Property
Build-to-Rent Boom: What St Petersburg's New Rental Developments Really Offer Tenants
Shifting market puts gleaming rental complexes at the heart of the city's affordability debate.
3 min read
Updated 11 h ago
Property
Shifting market puts gleaming rental complexes at the heart of the city's affordability debate.
3 min read
Updated 11 h ago

The city’s newest residential towers are changing the math for St Petersburg renters. Over 1,200 apartments in build-to-rent projects have opened in Nevskiy and Moskovskiy districts since the start of 2025, offering amenities once reserved for buyers – but with price tags that have many residents reassessing the classic rent versus buy dilemma.
Demand for affordable, flexible housing has surged in St Petersburg. A volatile mortgage market, uncertainty over wage growth, and ongoing geopolitical pressure on the economy have made traditional home ownership less attainable for many. A tightening of bank lending criteria late last year made it even harder. In this environment, large-scale institutional landlords such as DOM.RF and PIK Group have accelerated build-to-rent (BTR) openings, promoting the lifestyle and security these new complexes vow to deliver.
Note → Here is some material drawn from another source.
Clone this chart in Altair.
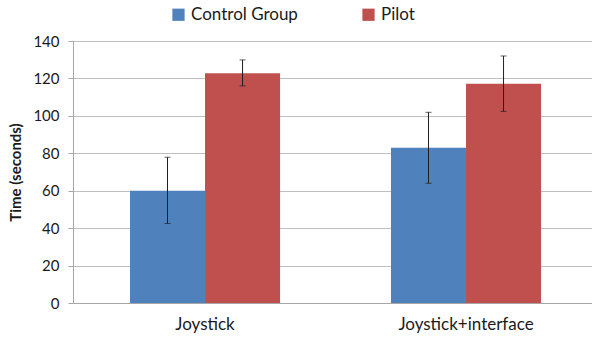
import altair as alt
import pandas as pd

categories = ["Joystick", "Joystick", "Joystick+interface", "Joystick+interface"]
groups = ["Control Group", "Pilot", "Control Group", "Pilot"]
means = [60.0, 122.8, 83.0, 117.2]
err_low = [42.5, 116.0, 64.0, 102.4]
err_high = [77.9, 129.9, 101.9, 132.0]
y_ticks = [0, 20, 40, 60, 80, 100, 120, 140]

df = pd.DataFrame({"cat": categories, "grp": groups, "mean": means,
                   "lo": err_low, "hi": err_high})

FONT = "Lato"
x = alt.X("cat:N", title=None,
          scale=alt.Scale(paddingInner=0.425, paddingOuter=0.2068, align=0.528),
          axis=alt.Axis(labelAngle=0, labelFontSize=17, labelColor="#1a1a1a",
                        labelPadding=13, ticks=False, domainColor="#a6a6a6",
                        labelFont=FONT))
xo = alt.XOffset("grp:N", sort=["Control Group", "Pilot"])

yscale = alt.Scale(domain=[0, 140], nice=False)
yaxis = alt.Axis(values=y_ticks, tickCount=10, labelFontSize=15, labelOverlap=False,
                 labelColor="#1a1a1a", labelFont=FONT,
                 titleFont=FONT, titleFontSize=15, titleFontWeight="bold",
                 titleColor="#1a1a1a", titlePadding=9,
                 domain=True, domainColor="#a6a6a6",
                 ticks=True, tickSize=5, tickColor="#a6a6a6",
                 gridColor="#bfbfbf", labelPadding=9)

bars = alt.Chart(df).mark_bar().encode(
    x=x, xOffset=xo,
    y=alt.Y("mean:Q", title="Time (seconds)", scale=yscale, axis=yaxis),
    color=alt.Color("grp:N", title=None,
                    scale=alt.Scale(domain=["Control Group", "Pilot"],
                                    range=["#4f81bd", "#c0504d"]),
                    legend=alt.Legend(orient="none", direction="horizontal",
                                      legendX=97, legendY=-35, symbolType="square",
                                      symbolSize=150, symbolStrokeWidth=0,
                                      labelFontSize=17, labelFont=FONT,
                                      labelColor="#1a1a1a", columnPadding=62,
                                      labelOffset=4)),
)

rules = alt.Chart(df).mark_rule(color="#1f1f1f", strokeWidth=1).encode(
    x=x, xOffset=xo,
    y=alt.Y("lo:Q", title="Time (seconds)", scale=yscale, axis=yaxis), y2="hi:Q")
cap_lo = alt.Chart(df).mark_tick(color="#1f1f1f", size=6, thickness=1).encode(
    x=x, xOffset=xo, y=alt.Y("lo:Q", title="Time (seconds)", scale=yscale, axis=yaxis))
cap_hi = alt.Chart(df).mark_tick(color="#1f1f1f", size=6, thickness=1).encode(
    x=x, xOffset=xo, y=alt.Y("hi:Q", title="Time (seconds)", scale=yscale, axis=yaxis))

chart = alt.layer(bars, rules, cap_lo, cap_hi).properties(
    width=519, height=262,
    autosize=alt.AutoSizeParams(type="none"),
    padding={"left": 73, "top": 41, "right": 0, "bottom": 46},
).configure_view(stroke=None).configure_scale(bandPaddingInner=0.425)

chart.save("out.html", embed_options={"renderer": "svg", "actions": False})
Take "Studio Nevsky" on Grechesky Prospekt. Managed by VSN Realty, this 320-unit building completed in February 2026 features a 24-hour gym, coworking spaces, rooftop terraces, and premium laundry rooms – all exclusively for tenants. Just a kilometre south, PIK’s "Slavyanka Quarter" is marketing its 550 rental apartments with flexible lease options and tenant support services, targeting young professionals priced out of the Vasilyevsky Island buying market. Both complexes report occupancy rates above 90% since May, according to letting agents and municipal housing data accessed by The Daily St Petersburg.
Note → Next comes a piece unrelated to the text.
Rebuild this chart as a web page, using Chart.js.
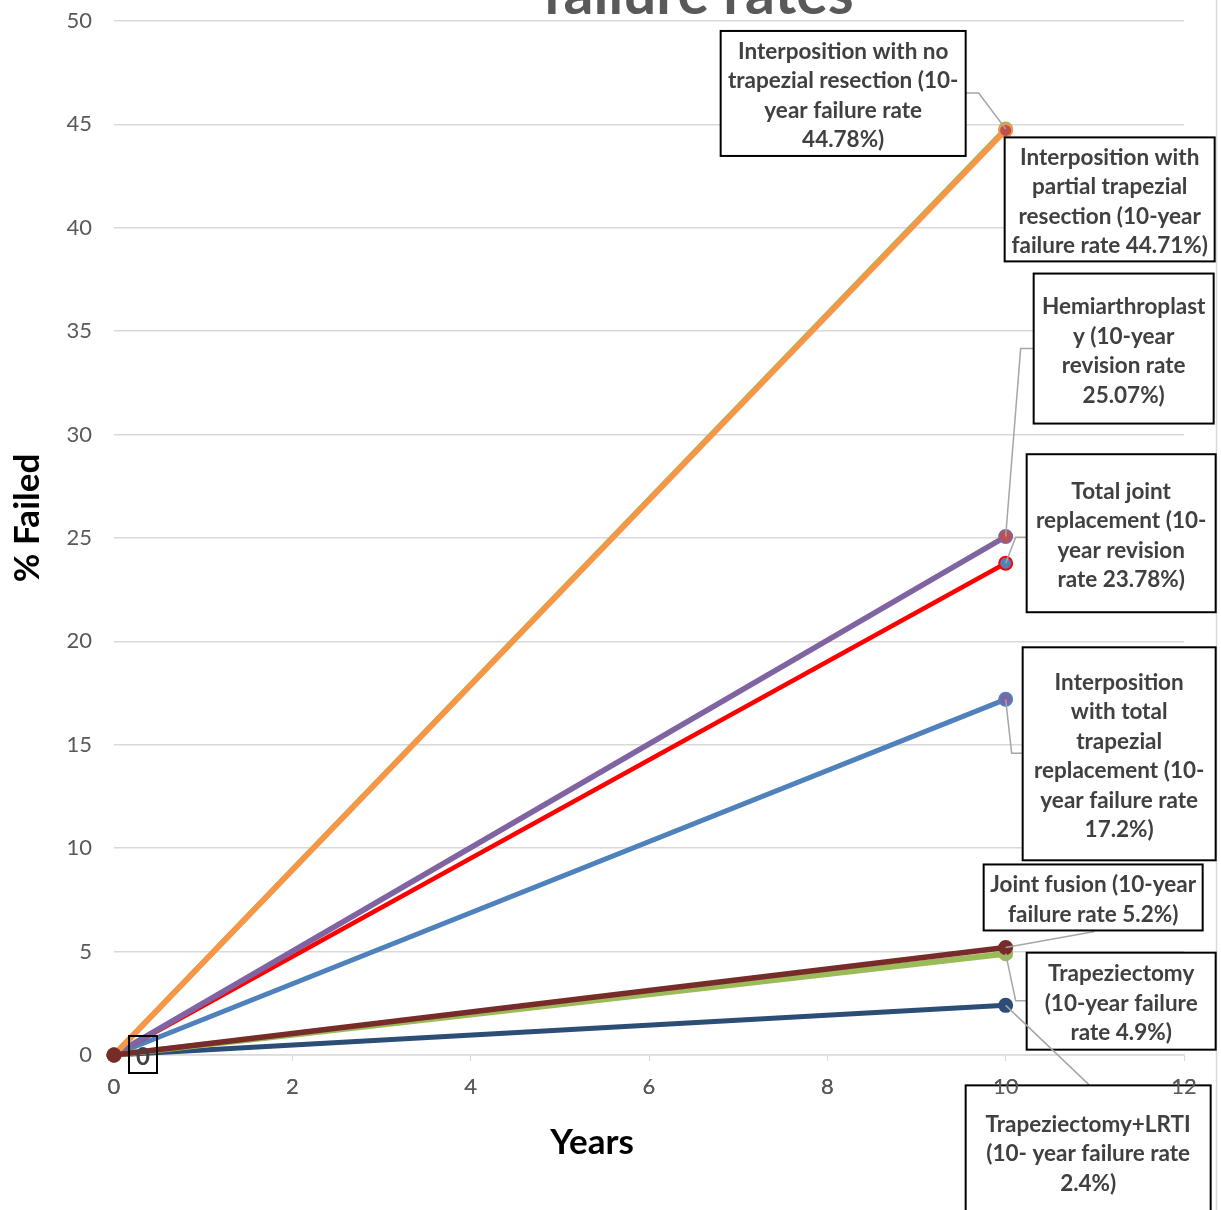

The draw is obvious: renters enjoy new units, security, and service levels not often found in the city’s historic pre-revolutionary apartments. Olga Chernyshova, a local property analyst, points to renters eschewing the traditional "kommunalka" and Soviet-era flats in favor of turnkey, managed homes. “People expect more now, especially if buying is out of reach for the foreseeable future,” she notes. Landlords of these complexes handle all maintenance, and some offer included Wi-Fi and utilities bundles.
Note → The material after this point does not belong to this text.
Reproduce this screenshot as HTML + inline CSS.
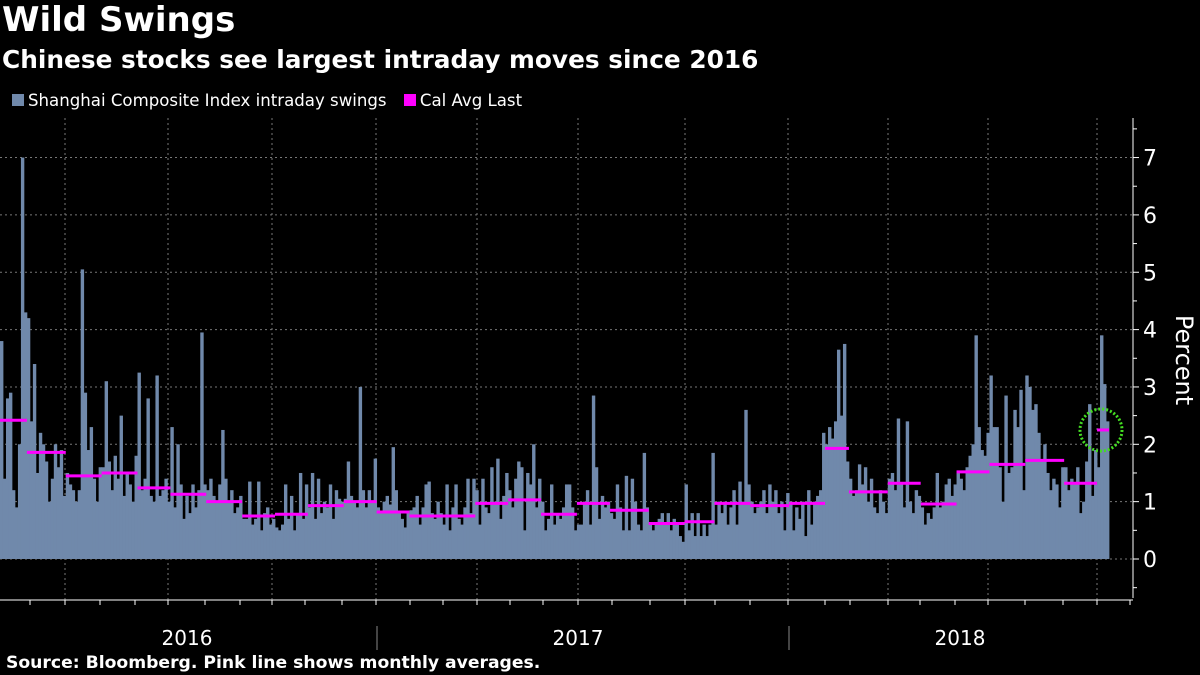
<!DOCTYPE html>
<html><head><meta charset="utf-8"><style>
html,body{margin:0;padding:0;background:#000;}
body{width:1200px;height:675px;overflow:hidden;position:relative;font-family:"DejaVu Sans","Liberation Sans",sans-serif;color:#fff;}
.t{position:absolute;white-space:nowrap;}
</style></head><body>
<div class="t" style="left:2px;top:0px;font-size:34px;font-weight:bold;">Wild Swings</div>
<div class="t" style="left:2px;top:45px;font-size:24.8px;font-weight:bold;">Chinese stocks see largest intraday moves since 2016</div>
<div class="t" style="left:6px;top:91px;font-size:16.6px;">
<span><span style="display:inline-block;width:12px;height:12px;background:#7089ab;margin:0 4px 0 6px;"></span>Shanghai Composite Index intraday swings</span>
<span style="margin-left:12px;"><span style="display:inline-block;width:12px;height:12px;background:#ff00ff;margin-right:4px;"></span>Cal Avg Last</span>
</div>
<svg id="chart" width="1200" height="675" style="position:absolute;left:0;top:0;"></svg>
<div class="t" style="left:6px;top:653px;font-size:17.2px;font-weight:bold;">Source: Bloomberg. Pink line shows monthly averages.</div>
<script>
const monthValues = [
[3.8,1.4,2.8,2.9,1.2,0.9,2.0,7.0,4.3],
[4.2,2.4,3.4,1.5,2.2,2.0,1.7,1.0,1.4,2.0,1.6,1.9,1.1],
[1.5,1.3,1.2,1.0,1.2,5.05,2.9,1.9,2.3,1.4,1.0,1.6],
[1.6,3.1,1.7,1.2,1.8,1.4,2.5,1.1,1.5,1.3,1.0,1.8],
[3.25,1.2,1.4,2.8,1.1,1.0,3.2,1.1,1.2,1.4,1.0],
[2.3,0.9,2.0,1.3,0.7,1.1,0.8,1.3,0.9,1.2,3.95,1.3],
[1.2,1.4,1.1,1.0,1.3,2.25,1.4,1.0,1.2,0.8,0.9,1.1],
[0.7,0.7,1.35,0.6,0.7,1.35,0.5,0.8,0.9,0.6,0.7],
[0.55,0.5,0.6,1.3,0.7,1.1,0.5,0.8,1.5,0.7,1.3],
[0.9,1.5,0.7,1.4,0.8,1.0,0.9,1.3,0.7,1.2,1.05,1.0],
[1.05,1.7,1.1,1.0,0.9,3.0,1.2,0.9,1.2,1.0,1.75],
[0.9,0.8,1.0,1.1,0.95,1.95,1.2,0.8,0.7,0.55,0.8],
[0.85,0.9,1.1,0.6,0.9,1.3,1.35,0.8,0.7,1.0,0.8],
[0.6,1.3,0.5,0.9,1.3,0.7,0.6,0.9,1.4,0.8,1.4],
[1.2,0.6,1.4,0.9,0.8,1.6,1.0,1.75,0.7,1.1,1.5],
[1.2,0.9,1.4,1.7,1.6,0.5,1.5,1.3,2.0,0.9,1.4],
[1.0,0.5,0.7,1.3,0.6,0.8,0.7,0.9,1.3,1.3,0.9,0.5],
[0.6,0.6,1.0,1.2,0.6,2.85,1.6,0.7,1.1,0.9,1.0],
[0.8,0.7,1.3,0.9,0.5,1.45,0.5,1.4,1.0,0.6,0.5,1.85,0.9],
[0.6,0.5,0.6,0.7,0.8,0.6,0.8,0.5,0.7,0.6,0.4,0.3],
[1.3,0.5,0.8,0.4,0.8,0.4,0.6,0.4,0.6,1.85],
[0.6,1.0,0.8,1.0,0.6,0.9,1.2,0.6,1.35,1.0,2.6,1.3],
[1.0,0.8,0.9,1.0,1.2,0.8,1.3,1.0,1.2,0.8,1.0,0.5,1.15],
[1.0,0.5,0.9,0.7,1.0,0.4,1.2,0.6,1.0,1.1,1.2,2.2],
[2.0,2.3,2.1,2.4,3.65,2.5,3.75,1.7],
[1.4,1.1,1.2,1.65,1.3,1.6,1.0,1.4,0.9,0.8,1.2,1.0,0.8],
[1.4,1.5,1.2,2.45,1.3,0.9,2.4,1.0,0.8,1.2,1.1],
[0.9,0.6,0.8,0.7,0.9,1.5,0.9,1.0,1.3,1.4,1.1,1.3],
[1.5,1.4,1.2,1.6,1.8,2.0,3.9,2.3,1.9,1.8,2.2],
[3.2,2.3,2.3,1.6,1.0,2.85,1.5,1.6,2.6,2.3,2.95,1.2],
[3.2,3.0,2.6,2.7,2.2,1.7,2.0,1.5,1.2,1.4,1.3,0.9,1.6],
[1.6,1.2,1.4,1.3,1.6,0.8,1.0,1.7,2.7,1.1,1.9],
[1.6,3.9,3.05,2.4]
];
const monthAverages = [2.42,1.86,1.45,1.5,1.24,1.13,1.0,0.75,0.78,0.93,1.0,0.82,0.75,0.75,0.97,1.03,0.78,0.97,0.85,0.62,0.65,0.97,0.93,0.97,1.93,1.17,1.32,0.96,1.52,1.65,1.72,1.32,2.25];
const yTicks = [0,1,2,3,4,5,6,7];
const yearLabels = ["2016","2017","2018"];

const NS="http://www.w3.org/2000/svg";
const svg=document.getElementById('chart');
const FF='DejaVu Sans, Liberation Sans, sans-serif';
function mk(tag,attrs,parent){const e=document.createElementNS(NS,tag);for(const k in attrs)e.setAttribute(k,attrs[k]);(parent||svg).appendChild(e);return e;}
const X0=0,X1=1109,AX=1133,Y0=559,PU=57.35;
const y=v=>Y0-v*PU;
const total=monthValues.reduce((a,m)=>a+m.length,0);
const bw=(X1-X0)/total;
const xi=i=>X0+i*bw;
const vGrid=[65,168,272,376,477,578,685,788,888,988,1097];
vGrid.forEach(gx=>{const l=mk('line',{x1:gx,x2:gx,y1:118,y2:600,stroke:'#777','stroke-width':1,'stroke-dasharray':'2,3'});

});
yTicks.forEach(t=>{const l=mk('line',{x1:0,x2:AX,y1:y(t),y2:y(t),stroke:'#777','stroke-width':1,'stroke-dasharray':'2,3'});

});
const bars=mk('g',{});


let idx=0;
monthValues.forEach((m,mi)=>{
  const start=idx;
  m.forEach(v=>{const r=mk('rect',{x:xi(idx),y:y(v),width:bw+0.4,height:v*PU,fill:'#7089ab'},bars);
  
  
  idx++;});
  const a=mk('line',{x1:xi(start),x2:xi(idx),y1:y(monthAverages[mi]),y2:y(monthAverages[mi]),stroke:'#ff00ff','stroke-width':3});
  
  
});
const ax=mk('line',{x1:AX,x2:AX,y1:118,y2:598,stroke:'#fff','stroke-width':1});


for(let v=-0.5;v<=7.5;v+=0.5){const major=Number.isInteger(v);
 const tk=mk('line',{x1:AX,x2:AX+(major?6:4),y1:y(v),y2:y(v),stroke:'#fff','stroke-width':1});
 
 }
yTicks.forEach(t=>{const tx=mk('text',{x:1143,y:y(t)+8,fill:'#fff','font-size':22,'font-family':FF});tx.textContent=t;

});
const yt=mk('text',{x:0,y:0,fill:'#fff','font-size':24,'font-family':FF,transform:'translate(1176,360) rotate(90)','text-anchor':'middle'});
yt.textContent='Percent';


const xa=mk('line',{x1:0,x2:AX,y1:600,y2:600,stroke:'#fff','stroke-width':1});


const mticks=[30,65,100,135,168,205,240,272,305,342,376,410,443,477,510,543,578,612,650,685,715,750,788,825,850,888,920,955,988,1025,1063,1097,1130];
mticks.forEach(mx=>{const t=mk('line',{x1:mx,x2:mx,y1:600,y2:605,stroke:'#fff','stroke-width':1});

});
[377,789].forEach(sx=>{const s=mk('line',{x1:sx,x2:sx,y1:626,y2:650,stroke:'#888','stroke-width':1});

});
const yearX=[187,578,960];
yearLabels.forEach((yl,i)=>{const t=mk('text',{x:yearX[i],y:645,fill:'#fff','font-size':20,'text-anchor':'middle','font-family':FF});t.textContent=yl;

});
const c=mk('circle',{cx:1101,cy:430,r:21,fill:'none',stroke:'#44dd22','stroke-width':3,'stroke-dasharray':'2,2'});


</script>
</body></html>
BTR rents run high – but for certain tenants, the numbers add up. A one-bedroom at Studio Nevsky averages 73,000₽ per month, compared to 52,000₽ for a similar-sized, unfurnished flat in an aging building on Ligovsky Prospekt, according to CIAN.ru listings. Slavyanka Quarter’s two-bedroom units command 115,000₽ monthly, with perks like bike repair workshops and secure storage lockers. By comparison, typical mortgage repayments on a median Vasilyevsky Island apartment now run 97,000₽ per month, based on a 15% down payment and the average April 2026 Sberbank first-home lending rate of 14.9%.
But buyers face extra hurdles. "Dozens of clients last quarter were denied a loan outright, even with strong salaries," reports Daria Menshikova, manager at the Moika Mortgage Centre. Meanwhile, the city’s average first-home price rose 8% year-on-year to 13.1 million ₽ by June, per the St Petersburg Urban Property Index. For those lacking savings or family capital, BTR offers immediate stability — if not long-term asset growth.
St Petersburg’s city council is watching with interest. The new BTR towers on 7th Line have drawn both praise and caution at May’s municipal housing commission. Policymakers are assessing whether to promote more BTR initiatives as part of affordable housing strategy, particularly in outlying districts like Kupchino and Parnas. Early drafts of the city’s 2027 Housing Initiative call for a 15% boost in rental unit completions over the next two years.
For would-be tenants, experts recommend careful math. Consider total housing costs (including utilities and fees), length of intended stay, and amenities that fit your lifestyle. While the city’s BTR wave won’t solve ownership challenges overnight, it is giving residents new options—and sparking a fresh debate about what ‘affordable’ really means in St Petersburg.